Признаюсь, меня больно задел эпизод в Вашей статье “С чем придем к Сергию?”, которую я прочитал в журнале “Слово” за июнь этого года. Сразу представлюсь Вам. Я, как и Вы, участник Великой Отечественной войны, ранен, награжден пятью боевыми орденами. До войны я, уроженец Латвии, работал в подпольном латвийском комсомоле, был схвачен охранкой, крепко бит, сидел в тюрьме. По национальности я еврей, но мать моя из России, она говорила только по-русски, и родной мой язык русский. Не буду распространяться о том, что я Ваш коллега, детский и юношеский писатель, много повидал и пережил. Живу уже 35 лет на Алтае, где мне никто и ничем не дает понять, что я чужой крови и вообще нежелательный элемент.

Тем обиднее было прочитать Ваши строки о еврейских юношах, “чернявые”, “курчавые” и т. д., встретившихся Вам, молодому солдату, уезжавшему на фронт в конце июля 1943 года, которые целым поездом двигались в сторону, противоположную фронту. “Недаром они такие умники...”

Неужели Вы сами верите, что в разгар строгостей войны большие группы ребят призывного возраста могли нагло, открыто и безнаказанно дезертировать в тыл? И если Вы действительно наблюдали такое движение в сторону от фронта, то можно было, не слишком утомляя свою память, вспомнить и о том, что как раз в это время в тылу шло формирование польской армии взамен ушедшей от нас армии Андерса, и в нее призывались все остававшиеся до того времени без призыва подданные, среди которых было немало евреев? Эти новые призывники, после учебы, вступили в бой лишь 12 октября 1943 года юго-восточнее Орши.

Я Вас не упрекаю: каждый волен мыслить и истолковывать факты по-своему. Мне хотелось бы только, чтобы молодые и не очень молодые люди, не знающие истинного положения вещей, не были бы невольно введены в заблуждение необдуманным и несправедливым печатным словом. Желаю Вам всего доброго!

Лев Квин.

Р. S. Свой адрес не даю, но письмо это не считайте анонимным. При желании ответить (чему я был бы весьма рад) мой адрес легко найти в справочнике Союза писателей”.

 

Такой сдержанной умной реакции на мои слова я, признаться, не встречал у моих заносчивых оппонентов.

Возвращаюсь, однако, к моим университетским годам.

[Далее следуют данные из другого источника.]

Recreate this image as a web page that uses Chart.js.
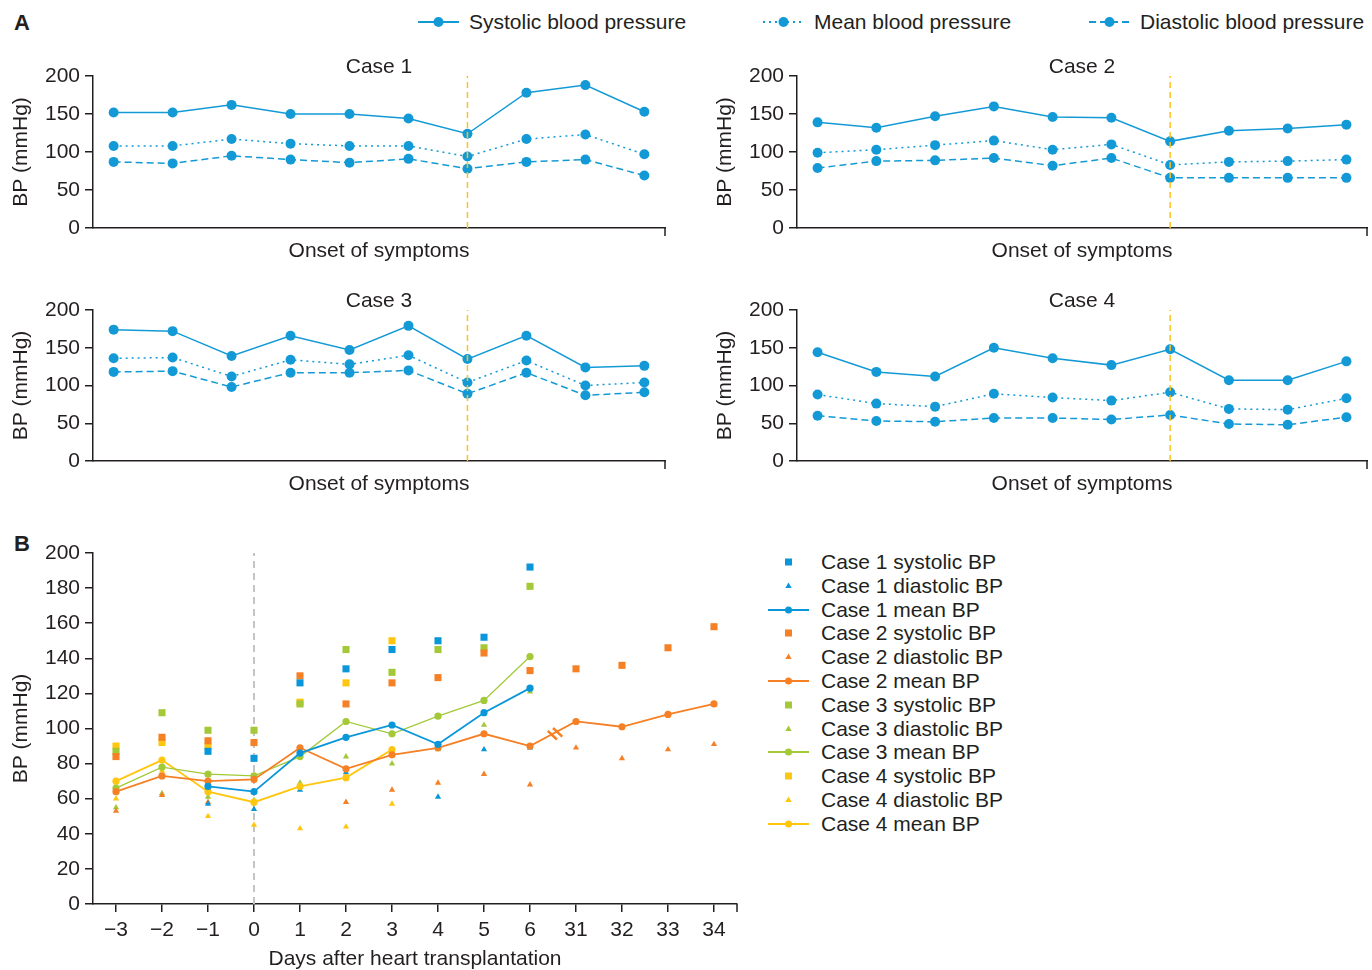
<!DOCTYPE html>
<html>
<head>
<meta charset="utf-8">
<script src="https://cdn.jsdelivr.net/npm/chart.js@4.4.1/dist/chart.umd.min.js"></script>
<style>
  body { margin: 0; background: #fff; font-family: 'Liberation Sans', Arial, sans-serif; color: #231f20; }
  #page { position: relative; width: 1372px; height: 970px; overflow: hidden; background: #fff; }
  .box { position: absolute; }
  .panel { position: absolute; font-weight: bold; font-size: 22px; line-height: 26px; }
  .leg { position: absolute; font-size: 21px; line-height: 24px; white-space: nowrap; display: flex; align-items: center; }
  .leg svg { flex: none; }
</style>
</head>
<body>
<div id="page">
  <div class="panel" style="left:14px;top:10px">A</div>
  <div class="panel" style="left:14px;top:531px">B</div>

  <canvas id="case1" class="box" width="690" height="215" style="left:0;top:50px"></canvas>
  <canvas id="case2" class="box" width="668" height="215" style="left:704px;top:50px"></canvas>
  <canvas id="case3" class="box" width="690" height="214" style="left:0;top:284px"></canvas>
  <canvas id="case4" class="box" width="668" height="214" style="left:704px;top:284px"></canvas>
  <canvas id="panelB" class="box" width="760" height="445" style="left:0;top:527px"></canvas>

  <div id="legendA"></div>
  <div id="legendB"></div>
</div>

<script>
// ===== Panel A: BP around onset of symptoms (10 time points each) =====
const aTimepoints = [0, 1, 2, 3, 4, 5, 6, 7, 8, 9];
const onsetIndex = 6;

const case1Sys  = [152, 152, 162, 150, 150, 144, 124, 178, 188, 153];
const case1Mean = [108, 108, 117, 111, 108, 108, 94, 117, 123, 97];
const case1Dia  = [87, 85, 95, 90, 86, 91, 78, 87, 90, 69];

const case2Sys  = [139, 132, 147, 160, 146, 145, 114, 128, 131, 136];
const case2Mean = [99, 103, 109, 115, 103, 110, 83, 87, 88, 90];
const case2Dia  = [79, 88, 89, 92, 82, 92, 66, 66, 66, 66];

const case3Sys  = [174, 172, 139, 166, 147, 179, 135, 166, 124, 126];
const case3Mean = [136, 137, 112, 134, 128, 140, 104, 133, 100, 104];
const case3Dia  = [118, 119, 98, 117, 117, 120, 89, 117, 87, 91];

const case4Sys  = [144, 118, 112, 150, 136, 127, 148, 107, 107, 132];
const case4Mean = [88, 76, 72, 89, 84, 80, 91, 69, 68, 83];
const case4Dia  = [60, 53, 52, 57, 57, 55, 61, 49, 48, 58];

// ===== Panel B: BP after heart transplantation =====
const bDays = ['\u22123', '\u22122', '\u22121', '0', '1', '2', '3', '4', '5', '6', '31', '32', '33', '34'];
const transplantDay = '0';
const breakAfter = '6';

const c1SysB  = [null, null, 87, 83, 126, 134, 145, 150, 152, 192, null, null, null, null];
const c1DiaB  = [null, null, 57, 54, 65, 75, null, 61, 88, 89, null, null, null, null];
const c1MeanB = [null, null, 67, 64, 86, 95, 102, 91, 109, 123, null, null, null, null];

const c2SysB  = [84, 95, 93, 92, 130, 114, 126, 129, 143, 133, 134, 136, 146, 158];
const c2DiaB  = [53, 62, 58, null, null, 58, 65, 69, 74, 68, 89, 83, 88, 91];
const c2MeanB = [64, 73, 70, 71, 89, 77, 85, 89, 97, 90, 104, 101, 108, 114];

const c3SysB  = [87, 109, 99, 99, 114, 145, 132, 145, 146, 181, null, null, null, null];
const c3DiaB  = [55, 63, 61, 59, 69, 84, 80, 88, 102, 121, null, null, null, null];
const c3MeanB = [66, 78, 74, 73, 84, 104, 97, 107, 116, 141, null, null, null, null];

const c4SysB  = [90, 92, 90, null, 115, 126, 150, null, null, null, null, null, null, null];
const c4DiaB  = [60, 76, 50, 45, 43, 44, 57, null, null, null, null, null, null, null];
const c4MeanB = [70, 82, 64, 58, 67, 72, 88, null, null, null, null, null, null, null];

// ===== styles =====
const TEXT = '#231f20';
const AXIS = '#231f20';
const BLUE_A = '#139ad6';
const ONSET = '#fcc21b';
const caseColors = ['#0a97d9', '#f58025', '#a3c939', '#ffc610'];
const FONT = "'Liberation Sans', Arial, sans-serif";

Chart.defaults.font.family = FONT;
Chart.defaults.font.size = 21;
Chart.defaults.color = TEXT;
Chart.defaults.animation = false;

const DASH_MEAN = [2, 4];
const DASH_DIA = [7, 4];

// end tick on x axis + panel title
const panelDeco = {
  id: 'panelDeco',
  afterDraw(chart, args, opts) {
    const { ctx, chartArea: a } = chart;
    ctx.save();
    ctx.strokeStyle = AXIS;
    ctx.lineWidth = 1.5;
    ctx.beginPath();
    ctx.moveTo(a.right, a.bottom);
    ctx.lineTo(a.right, a.bottom + 8);
    ctx.stroke();
    if (opts.title) {
      ctx.fillStyle = TEXT;
      ctx.font = '21px ' + FONT;
      ctx.textAlign = 'center';
      ctx.textBaseline = 'middle';
      ctx.fillText(opts.title, (a.left + a.right) / 2, a.top - 9);
    }
    ctx.restore();
  }
};

// break mark on the case 2 mean line between day 6 and day 31
const breakMark = {
  id: 'breakMark',
  afterDatasetsDraw(chart, args, opts) {
    const meta = chart.getDatasetMeta(opts.datasetIndex);
    const i = bDays.indexOf(breakAfter);
    const p0 = meta.data[i], p1 = meta.data[i + 1];
    if (!p0 || !p1) return;
    const mx = (p0.x + p1.x) / 2 + 2, my = (p0.y + p1.y) / 2;
    const ang = Math.atan2(p1.y - p0.y, p1.x - p0.x);
    const ux = Math.cos(ang), uy = Math.sin(ang);
    const nx = -uy, ny = ux;
    const ctx = chart.ctx;
    ctx.save();
    ctx.strokeStyle = opts.color;
    ctx.lineWidth = 2.5;
    [-3, 3].forEach(off => {
      const cx = mx + ux * off, cy = my + uy * off;
      ctx.beginPath();
      ctx.moveTo(cx - nx * 6 - ux * 2, cy - ny * 6 - uy * 2);
      ctx.lineTo(cx + nx * 6 + ux * 2, cy + ny * 6 + uy * 2);
      ctx.stroke();
    });
    ctx.restore();
  }
};

function toXY(vals) {
  return aTimepoints.map((t, i) => ({ x: t, y: vals[i] }));
}

function makeCaseChart(id, title, sys, mean, dia, rightPad) {
  const common = {
    borderColor: BLUE_A, backgroundColor: BLUE_A,
    borderWidth: 1.5, pointRadius: 5, pointHoverRadius: 5, pointBorderWidth: 0
  };
  return new Chart(document.getElementById(id), {
    type: 'line',
    data: {
      datasets: [
        {
          data: [{ x: onsetIndex, y: 0 }, { x: onsetIndex, y: 200 }],
          borderColor: ONSET, borderWidth: 1.5, borderDash: [6, 4], pointRadius: 0
        },
        { ...common, label: 'Systolic blood pressure', data: toXY(sys) },
        { ...common, label: 'Mean blood pressure', data: toXY(mean), borderDash: DASH_MEAN },
        { ...common, label: 'Diastolic blood pressure', data: toXY(dia), borderDash: DASH_DIA }
      ]
    },
    options: {
      responsive: false,
      layout: { padding: { left: 0, right: rightPad, top: 26, bottom: 0 } },
      plugins: { legend: { display: false }, tooltip: { enabled: false }, panelDeco: { title } },
      scales: {
        x: {
          type: 'linear', min: -0.35, max: 9.35,
          ticks: { display: false },
          grid: { display: false },
          border: { display: true, color: AXIS, width: 1.5 },
          title: { display: true, text: 'Onset of symptoms', padding: { top: 0, bottom: 1 } },
          afterFit: s => { s.height = 37; }
        },
        y: {
          min: 0, max: 200,
          ticks: { stepSize: 50, padding: 5 },
          grid: { drawOnChartArea: false, tickLength: 8, color: AXIS, lineWidth: 1.5 },
          border: { display: true, color: AXIS, width: 1.5 },
          title: { display: true, text: 'BP (mmHg)', padding: { top: 9, bottom: 0 } },
          afterFit: s => { s.width = 93; }
        }
      }
    },
    plugins: [panelDeco]
  });
}

makeCaseChart('case1', 'Case 1', case1Sys, case1Mean, case1Dia, 25);
makeCaseChart('case2', 'Case 2', case2Sys, case2Mean, case2Dia, 3);
makeCaseChart('case3', 'Case 3', case3Sys, case3Mean, case3Dia, 25);
makeCaseChart('case4', 'Case 4', case4Sys, case4Mean, case4Dia, 3);

// ===== Panel B chart =====
const bSeries = [
  { label: 'Case 1 systolic BP',  kind: 'sys',  c: 0, data: c1SysB },
  { label: 'Case 1 diastolic BP', kind: 'dia',  c: 0, data: c1DiaB },
  { label: 'Case 1 mean BP',      kind: 'mean', c: 0, data: c1MeanB },
  { label: 'Case 2 systolic BP',  kind: 'sys',  c: 1, data: c2SysB },
  { label: 'Case 2 diastolic BP', kind: 'dia',  c: 1, data: c2DiaB },
  { label: 'Case 2 mean BP',      kind: 'mean', c: 1, data: c2MeanB },
  { label: 'Case 3 systolic BP',  kind: 'sys',  c: 2, data: c3SysB },
  { label: 'Case 3 diastolic BP', kind: 'dia',  c: 2, data: c3DiaB },
  { label: 'Case 3 mean BP',      kind: 'mean', c: 2, data: c3MeanB },
  { label: 'Case 4 systolic BP',  kind: 'sys',  c: 3, data: c4SysB },
  { label: 'Case 4 diastolic BP', kind: 'dia',  c: 3, data: c4DiaB },
  { label: 'Case 4 mean BP',      kind: 'mean', c: 3, data: c4MeanB }
];

const bDatasets = bSeries.map(s => {
  const col = caseColors[s.c];
  const ds = { label: s.label, data: s.data, borderColor: col, backgroundColor: col, pointBorderWidth: 0 };
  if (s.kind === 'sys') Object.assign(ds, { showLine: false, pointStyle: 'rect', pointRadius: 5, pointHoverRadius: 5 });
  if (s.kind === 'dia') Object.assign(ds, { showLine: false, pointStyle: 'triangle', pointRadius: 3.6, pointHoverRadius: 3.6 });
  if (s.kind === 'mean') Object.assign(ds, { pointStyle: 'circle', pointRadius: 3.6, pointHoverRadius: 3.6, borderWidth: s.c === 2 ? 1.3 : 1.8 });
  return ds;
});
// mean lines on top of scatter marks
const bOrdered = bDatasets.filter(d => d.showLine !== false).concat(bDatasets.filter(d => d.showLine === false));
bOrdered.push({
  label: 'transplant',
  data: [{ x: transplantDay, y: 0 }, { x: transplantDay, y: 200 }],
  borderColor: '#c4c4c4', borderWidth: 2, borderDash: [7, 5], pointRadius: 0
});
const case2MeanIdx = bOrdered.findIndex(d => d.label === 'Case 2 mean BP');

new Chart(document.getElementById('panelB'), {
  type: 'line',
  data: { labels: bDays, datasets: bOrdered },
  options: {
    responsive: false,
    layout: { padding: { left: 0, right: 23, top: 26, bottom: 0 } },
    plugins: {
      legend: { display: false }, tooltip: { enabled: false },
      panelDeco: {},
      breakMark: { datasetIndex: case2MeanIdx, color: caseColors[1] }
    },
    scales: {
      x: {
        type: 'category', offset: true,
        ticks: { padding: 6, autoSkip: false, maxRotation: 0 },
        grid: { offset: false, drawOnChartArea: false, tickLength: 8, color: AXIS, lineWidth: 1.5 },
        border: { display: true, color: AXIS, width: 1.5 },
        title: { display: true, text: 'Days after heart transplantation', padding: { top: 0, bottom: 0 } },
        afterFit: s => { s.height = 68; }
      },
      y: {
        min: 0, max: 200,
        ticks: { stepSize: 20, padding: 5 },
        grid: { drawOnChartArea: false, tickLength: 8, color: AXIS, lineWidth: 1.5 },
        border: { display: true, color: AXIS, width: 1.5 },
        title: { display: true, text: 'BP (mmHg)', padding: { top: 9, bottom: 0 } },
        afterFit: s => { s.width = 93; }
      }
    }
  },
  plugins: [panelDeco, breakMark]
});

// ===== legends (HTML) =====
function markSvg(kind, color, w, dash) {
  const h = 24, cy = 12, cx = w / 2;
  let s = `<svg width="${w}" height="${h}" viewBox="0 0 ${w} ${h}">`;
  if (kind === 'line') {
    s += `<line x1="0" y1="${cy}" x2="${w}" y2="${cy}" stroke="${color}" stroke-width="1.8"${dash ? ` stroke-dasharray="${dash}"` : ''}/>`;
    s += `<circle cx="${cx}" cy="${cy}" r="5" fill="${color}"/>`;
  } else if (kind === 'mean') {
    s += `<line x1="0" y1="${cy}" x2="${w}" y2="${cy}" stroke="${color}" stroke-width="1.8"/>`;
    s += `<circle cx="${cx}" cy="${cy}" r="3.5" fill="${color}"/>`;
  } else if (kind === 'sys') {
    s += `<rect x="${cx - 3.5}" y="${cy - 3.5}" width="7" height="7" fill="${color}"/>`;
  } else {
    s += `<polygon points="${cx},${cy - 3.5} ${cx + 3.2},${cy + 2} ${cx - 3.2},${cy + 2}" fill="${color}"/>`;
  }
  return s + '</svg>';
}

const legendA = document.getElementById('legendA');
const aLegendItems = [
  { text: 'Systolic blood pressure', dash: null, left: 418 },
  { text: 'Mean blood pressure', dash: DASH_MEAN.join(' '), left: 763 },
  { text: 'Diastolic blood pressure', dash: DASH_DIA.join(' '), left: 1089 }
];
aLegendItems.forEach(it => {
  const d = document.createElement('div');
  d.className = 'leg';
  d.style.left = it.left + 'px';
  d.style.top = '10px';
  d.innerHTML = markSvg('line', BLUE_A, 41, it.dash) + `<span style="margin-left:10px">${it.text}</span>`;
  legendA.appendChild(d);
});

const legendB = document.getElementById('legendB');
bSeries.forEach((s, i) => {
  const d = document.createElement('div');
  d.className = 'leg';
  d.style.left = '768px';
  d.style.top = (550 + i * 23.8) + 'px';
  d.innerHTML = markSvg(s.kind, caseColors[s.c], 41, null) + `<span style="margin-left:12px">${s.label}</span>`;
  legendB.appendChild(d);
});
</script>
</body>
</html>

С Андреем Синявским мы учились на одном курсе филфака, на русском отделении, он — в группе французского языка, я — английского. Появился он на филфаке, когда давно уже начался учебный год. Сутуловатый, со смущенной улыбкой, косящим взглядом, в шинели не серого, как у других, а какого-то зеленого цвета (было еще военное время, 1944 год). Бывал у него дома, кажется, в Хлебниковом переулке, где он жил с родителями. Тогда я не думал, кто они по национальности, но теперь по смутным воспоминаниям кажется мне, что скорее всего — русские, мать — наверняка. Как-то даже мы с ним читали свои рассказики друг другу (в пустой университетской аудитории). Занимался он тогда в семинаре по Маяковскому (я в семинаре по Чехову), но в то время я переживал период прямо-таки ошеломительного открытия для себя дореволюционного Маяковского, читал его поэмы “Облако в штанах”, “Флейта-позвоночник” (кому попало наизусть), и для меня было неожидан­ностью услышать от “маяковеда” короткую вещичку в духе тех чувствительных упражнений, над которыми издевался великий поэт.